On 88th anniversary of women’s right to vote, many still prefer to walk with “eyes wide shut”

On 88th anniversary of women’s right to vote, many still prefer to walk with “eyes wide shut”

LatinaLista — Today is the 88th anniversary of the passage of the 19th Amendment, granting women the right to vote. It's also National Women's Equality Day.

Even with all the progress that's been accomplished by women and for women over the years, and on the heels of the first serious woman contender for the presidency of the United States — it's common knowledge that women still have a long way to go.
Yet, some women are content with the rights and privileges they currently have and feel that nothing more is needed and everything has already been gained. These are women who choose to go through life with their "eyes wide shut."
Otherwise, they might see a few things:
For one, the 2006 annual median earnings for a full-time, year-round working woman was $32,515; a full-time, year-round working man earned $42,261.
Strange that there should be such a discrepancy in earnings, especially when the rates of women (25-29) receiving their Bachelor's degrees stand at 32% versus only 25% of men of the same age receiving their degrees.
And then there's the issue of a woman's right to reproductive healthcare.

On August 21, 2008, the Department of Health and Human Services (HHS) released proposed regulations that could seriously undermine access to basic reproductive health services, including birth control and abortion.
The rule leaves open the possibility that based on religious beliefs institutions and individuals can deny women access to birth control. It also permits individuals to refuse to provide information and counseling about basic heath care services. And it expands existing laws by permitting a wider range of health care professionals to refuse to provide even referrals for abortions.

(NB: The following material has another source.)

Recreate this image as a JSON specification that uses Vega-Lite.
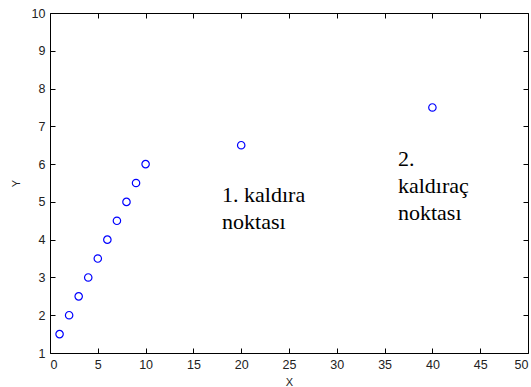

While it's admirable for people to take a stand on principle and to fight for what they believe in, women's reproductive rights have always been fought in the arenas of religion and male dominant circles, with no voice from women allowed. The surprising element is that women have been OK with those parameters in the ongoing debate.
Yet, this is the 21st Century and if women will ever reach parity with their male counterparts, it's time that women be allowed to truly make decisions for themselves and not be subjected to a biasness that has nothing to do with the best interests of women, but rather an old-school notion that men know what's better for women, than women know themselves.
The public has 30 days to let the Department of Health and Human Services know what they think about these new health regulations for women.
The American Civil Liberties Union has created an action alert to use to send to government officials your thoughts on the new regulations, as well as, a page explaining what these regulations mean to the average woman.
It's not good nor does it sound like a policy that should be coming from a nation that just saw their first woman run for president.
Will it take another 88 years before real progress can be claimed for women's rights?